Abbott withdraws support for property rights.

Image: Coal seam gas wellhead.

The issue of mineral and petroleum extraction has been causing a great deal of angst within the farming community of late. Most of this is based on the situation whereby; once explorers obtain rights to operate over an area; farmers lose their rights to decide who has access to their properties. This is merely the latest issue in a long stream of losses of property rights by the rural sector.

Two months ago, Tony Abbott seemed to demonstrate an understanding of the basic issue with his statement on Allan Jones program on 2GB, “If you don't want something to happen on your land, you ought to have a right to say no.” He went on to add, “People are entitled to be concerned about any situation where miners are coming on to land against the wishes of landholders.” This sparked outrage among CSG stakeholders:

The comments in August sparked outrage from industry and the states, with the Queensland government accusing him of seeking to turn the clock back on 100 years of mining tenure.

The federal government accused Mr. Abbott at the time of planning to take a wrecking ball to the mining sector and placing billions of dollars of investment at risk.
Now, Tony has had a rethink, which appears to be based on the ‘what’s yours is the property of the state’ principle. Ditching the concept of private property rights, he has now grasped the collectivist logic of the ALP and Greens, that boosting the coffers of the state is way too important to allow a mob of yobbos out in flyover country have a say in what happens on their patch of land:
The Opposition Leader today said farmers deserved a fairer deal when it came to coal seam gas extraction, but the investment it produced could be too good to pass up. “Now my position is if there is the possibility of picking up billions of dollars we'd be silly not to take it,” Mr. Abbott said.

“Now an adult government does not lock the gate so to speak (to investment). “What an adult government does is try to find out exactly what all the facts are and manages things in ways that secure tomorrow.”

He said managing the gas industry was a question of balance and following scientific advice.
Allowing farmers the right to say no to these developments will not stop the CSG industry or any other. What such a measure would do is to create better outcomes for farmers. Exploration companies would be obliged to negotiate with them on a level playing field where they do not have the overriding right to enter whether or not the property owner agrees.

This would result in a better relationship between sides, a greater degree of cooperation, and the probability of a more profitable deal for those who choose to allow gas production to coexist with their own activities. Large swathes of rural Australia could reap the rewards of a valuable additional industry in their midst if farmers were allowed to negotiate better deals.

Abbott should drop his condescending attitude of being the only adult in the room.
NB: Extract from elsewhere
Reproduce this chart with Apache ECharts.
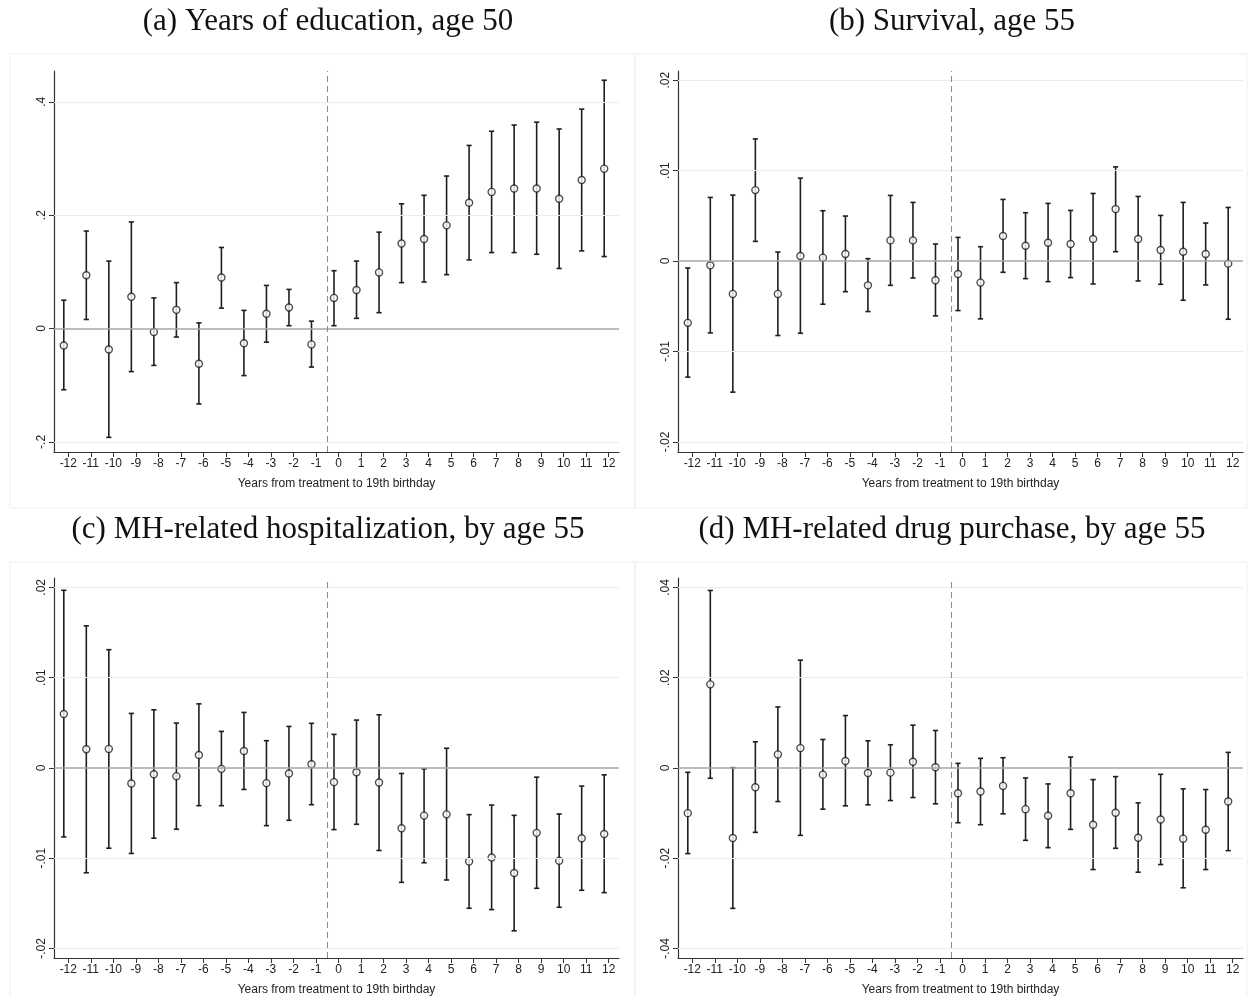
<!DOCTYPE html>
<html>
<head>
<meta charset="utf-8">
<script src="https://cdn.jsdelivr.net/npm/echarts@6/dist/echarts.min.js"></script>
<style>
  html, body { margin: 0; padding: 0; background: #fff; }
  #main { width: 1248px; height: 997px; }
</style>
</head>
<body>
<div id="main"></div>
<script>
// years relative to treatment
const years = [-12, -11, -10, -9, -8, -7, -6, -5, -4, -3, -2, -1, 0, 1, 2, 3, 4, 5, 6, 7, 8, 9, 10, 11, 12];

// (a) years of education, age 50
const eduCoef = [-0.030, 0.094, -0.037, 0.056, -0.006, 0.033, -0.062, 0.090, -0.026, 0.026, 0.037, -0.028,
  0.054, 0.068, 0.099, 0.150, 0.158, 0.182, 0.222, 0.241, 0.247, 0.247, 0.229, 0.262, 0.282];
const eduLo = [-0.108, 0.016, -0.192, -0.076, -0.065, -0.015, -0.133, 0.036, -0.083, -0.024, 0.005, -0.068,
  0.005, 0.018, 0.028, 0.081, 0.082, 0.095, 0.121, 0.134, 0.134, 0.131, 0.106, 0.137, 0.127];
const eduHi = [0.050, 0.172, 0.119, 0.188, 0.054, 0.081, 0.010, 0.143, 0.032, 0.076, 0.069, 0.013,
  0.102, 0.119, 0.170, 0.220, 0.235, 0.269, 0.323, 0.348, 0.359, 0.364, 0.352, 0.387, 0.438];

// (b) survival, age 55
const survCoef = [-0.00684, -0.00048, -0.00364, 0.00784, -0.00364, 0.00055, 0.00037, 0.00077, -0.00269, 0.00228, 0.00228, -0.00213,
  -0.00144, -0.00239, 0.00276, 0.00169, 0.00202, 0.00188, 0.00243, 0.00574, 0.00243, 0.00121, 0.00103, 0.00077, -0.00029];
const survLo = [-0.01284, -0.00795, -0.0145, 0.00217, -0.00824, -0.00799, -0.00478, -0.00339, -0.00559, -0.00269, -0.00188, -0.00607,
  -0.00548, -0.0064, -0.00125, -0.00195, -0.00228, -0.00184, -0.00254, 0.00103, -0.00221, -0.00258, -0.00434, -0.00265, -0.00644];
const survHi = [-0.00077, 0.00703, 0.00729, 0.0135, 0.00099, 0.00916, 0.00556, 0.00497, 0.00026, 0.00725, 0.00648, 0.00188,
  0.00261, 0.00158, 0.00681, 0.00534, 0.00637, 0.00559, 0.00747, 0.01041, 0.00714, 0.00504, 0.00648, 0.0042, 0.00592];

// (c) MH-related hospitalization, by age 55
const hospCoef = [0.00596, 0.00206, 0.00210, -0.00173, -0.0007, -0.00092, 0.00143, -0.00011, 0.00187, -0.00169, -0.00062, 0.0004,
  -0.00158, -0.00048, -0.00162, -0.00669, -0.00529, -0.00515, -0.01037, -0.00993, -0.01165, -0.0072, -0.01029, -0.00779, -0.00732];
const hospLo = [-0.00765, -0.01162, -0.0089, -0.00948, -0.00779, -0.0068, -0.00419, -0.00419, -0.00239, -0.0064, -0.00581, -0.00408,
  -0.00684, -0.00625, -0.00915, -0.01268, -0.01051, -0.01242, -0.01555, -0.0157, -0.01805, -0.01334, -0.01544, -0.01356, -0.01382];
const hospHi = [0.01967, 0.01573, 0.01309, 0.00603, 0.00643, 0.00496, 0.00709, 0.00404, 0.00614, 0.00301, 0.00459, 0.00493,
  0.00371, 0.00529, 0.00588, -0.00062, -0.00011, 0.00217, -0.00518, -0.00412, -0.00526, -0.00103, -0.00511, -0.00202, -0.00077];

// (d) MH-related drug purchase, by age 55
const drugCoef = [-0.0100, 0.01853, -0.01551, -0.00426, 0.00301, 0.00441, -0.00147, 0.00154, -0.0011, -0.00103, 0.0014, 0.00015,
  -0.00559, -0.00522, -0.00397, -0.00912, -0.01059, -0.00559, -0.01257, -0.00993, -0.01544, -0.0114, -0.01566, -0.01368, -0.00743];
const drugLo = [-0.01897, -0.00228, -0.0311, -0.01426, -0.00743, -0.01493, -0.00912, -0.00838, -0.00816, -0.00721, -0.00654, -0.00794,
  -0.01213, -0.01257, -0.01015, -0.01603, -0.01765, -0.0136, -0.0225, -0.01779, -0.02309, -0.0214, -0.02654, -0.0225, -0.01831];
const drugHi = [-0.00096, 0.03934, 0.00007, 0.00581, 0.01353, 0.0239, 0.00632, 0.01162, 0.00603, 0.00515, 0.00949, 0.00831,
  0.00103, 0.00213, 0.00228, -0.00221, -0.00353, 0.00243, -0.00257, -0.00191, -0.00772, -0.0014, -0.00463, -0.00478, 0.00346];

// y tick labels
const eduTicks = [-0.2, 0, 0.2, 0.4];
const survTicks = [-0.02, -0.01, 0, 0.01, 0.02];
const hospTicks = [-0.02, -0.01, 0, 0.01, 0.02];
const drugTicks = [-0.04, -0.02, 0, 0.02, 0.04];

const titles = ['(a) Years of education, age 50', '(b) Survival, age 55',
  '(c) MH-related hospitalization, by age 55', '(d) MH-related drug purchase, by age 55'];
const xName = 'Years from treatment to 19th birthday';

const panels = [
  { coef: eduCoef, lo: eduLo, hi: eduHi, ticks: eduTicks, min: -0.2178, max: 0.4543 },
  { coef: survCoef, lo: survLo, hi: survHi, ticks: survTicks, min: -0.02112, max: 0.02101 },
  { coef: hospCoef, lo: hospLo, hi: hospHi, ticks: hospTicks, min: -0.02106, max: 0.02103 },
  { coef: drugCoef, lo: drugLo, hi: drugHi, ticks: drugTicks, min: -0.0421, max: 0.0421 }
];

const chart = echarts.init(document.getElementById('main'));

const gridPos = [
  { left: 54, top: 71, width: 565, height: 381 },
  { left: 678, top: 71, width: 565, height: 381 },
  { left: 54, top: 578, width: 565, height: 382 },
  { left: 678, top: 578, width: 565, height: 382 }
];
const titlePos = [[323, 1], [947, 1], [323, 509], [947, 509]];
const shift = -0.2; // markers sit a bit left of each tick

const stataFmt = v => String(v).replace(/^(-?)0\./, '$1.');

function renderBar(params, api) {
  const x = api.value(0);
  const pLo = api.coord([x, api.value(1)]);
  const pHi = api.coord([x, api.value(2)]);
  const w = 2.6;
  const st = { stroke: '#1e1e1e', lineWidth: 1.6 };
  return {
    type: 'group',
    children: [
      { type: 'line', shape: { x1: pLo[0], y1: pLo[1], x2: pHi[0], y2: pHi[1] }, style: st },
      { type: 'line', shape: { x1: pLo[0] - w, y1: pLo[1], x2: pLo[0] + w, y2: pLo[1] }, style: st },
      { type: 'line', shape: { x1: pHi[0] - w, y1: pHi[1], x2: pHi[0] + w, y2: pHi[1] }, style: st }
    ]
  };
}

const grid = [], xAxis = [], yAxis = [], series = [], title = [];

panels.forEach((p, i) => {
  grid.push(gridPos[i]);
  title.push({
    text: titles[i], left: titlePos[i][0], top: titlePos[i][1], textAlign: 'center',
    textStyle: { fontFamily: 'Liberation Serif', fontWeight: 'normal', fontSize: 31, color: '#111' }
  });
  xAxis.push({
    type: 'value', gridIndex: i, min: -12.635, max: 12.457,
    name: xName, nameLocation: 'middle', nameGap: 26,
    nameTextStyle: { fontFamily: 'Liberation Sans', fontSize: 12, color: '#222' },
    axisLine: { show: true, onZero: false, lineStyle: { color: '#333', width: 1.2 } },
    axisTick: { show: true, length: 5, customValues: years, lineStyle: { color: '#333' } },
    axisLabel: { customValues: years, margin: 6, fontFamily: 'Liberation Sans', fontSize: 12, color: '#222' },
    splitLine: { show: false }
  });
  yAxis.push({
    type: 'value', gridIndex: i, min: p.min, max: p.max,
    axisLine: { show: true, onZero: false, lineStyle: { color: '#333', width: 1.2 } },
    axisTick: { show: true, length: 5, customValues: p.ticks, lineStyle: { color: '#333' } },
    axisLabel: {
      customValues: p.ticks, rotate: 90, margin: 6, formatter: stataFmt,
      fontFamily: 'Liberation Sans', fontSize: 12, color: '#222'
    },
    splitLine: { show: false }
  });
  // grid lines, zero line and the treatment cut
  series.push({
    type: 'line', xAxisIndex: i, yAxisIndex: i, data: [], silent: true, z: 1,
    markLine: {
      silent: true, symbol: 'none', label: { show: false }, animation: false,
      data: p.ticks.map(t => ({
        yAxis: t,
        lineStyle: t === 0 ? { color: '#a6a6a6', width: 1.5, type: 'solid' } : { color: '#e6eef0', width: 1.2, type: 'solid' }
      })).concat([{ xAxis: -0.5, lineStyle: { color: '#8c8c8c', width: 1.1, type: [6, 4] } }])
    }
  });
  series.push({
    type: 'custom', xAxisIndex: i, yAxisIndex: i, z: 3,
    renderItem: renderBar,
    encode: { x: 0, y: [1, 2] },
    data: years.map((yr, k) => [yr + shift, p.lo[k], p.hi[k]])
  });
  series.push({
    type: 'scatter', xAxisIndex: i, yAxisIndex: i, z: 4,
    symbol: 'circle', symbolSize: 7,
    itemStyle: { color: '#fff', borderColor: '#1e1e1e', borderWidth: 1.4 },
    data: years.map((yr, k) => [yr + shift, p.coef[k]])
  });
});

const frames = [[10, 54, 625, 454], [635, 54, 612, 454], [10, 562, 625, 440], [635, 562, 612, 440]];

chart.setOption({
  animation: false,
  backgroundColor: '#fff',
  title: title,
  grid: grid,
  xAxis: xAxis,
  yAxis: yAxis,
  series: series,
  graphic: frames.map(f => ({
    type: 'rect', silent: true, z: -1,
    shape: { x: f[0], y: f[1], width: f[2], height: f[3] },
    style: { fill: 'none', stroke: '#efefef', lineWidth: 1 }
  }))
});
</script>
</body>
</html>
The issue is not as he would have it, merely "a question of balance and following scientific advice," unless he intends to ride roughshod over the individual rights of Australians in order to rob them blind in favour of revenues to support whatever grandiose plans he has to replace those of Gillard and Brown.


  1. Ah, the (il)Liberals again. Marvellous.

  2. Yes Angry, it seems that they are campaigning on not being Labor, which for the time being seems to work. It is interesting that the 'only adult in the room' thing is an Obamaturism which is disturbing to say the least.

    I have the feeling that the adult idea is taken in the context of slapping down the voters who ask naive childish questions, like "Why?" or, "By what authority?"

  3. Well, not being Gordon Brown worked for David Cameramong, though only just. That should be a lesson to the Mad Monk - opposing the carbon tax will get him only so far, especially since there's that embarrassing clip of him suggesting a carbon tax from early in the Rudd days when the talk was of an ETS (all semantics - an overflowing shitter by any other name would smell as bad).

  4. I notice that Tony seems to counter every one of Gillard's idiotic ideas with an equally stupid, but different idea of his own aimed at achieving the same result.

    RLC Chair, Dave Nalle summed it up today with the question, "Do you want liberty or a change of masters?"

    Thats about the only option among the major parties here.

  5. Jim,
    I'm interested in your comments in your post about the right for a landowner to say no & that this will give a better playing field for farmers.
    I will take this on board as I have been trying to look at the greater picture beyond that of my circumstance of a landowner & farmer to the importance of minining to the economy and what would the effect of the ability to say no would have.

  6. My mob, (LDP) would favour the idea of landholders being able to receive a royalty for the value of minerals etc from their ground as well.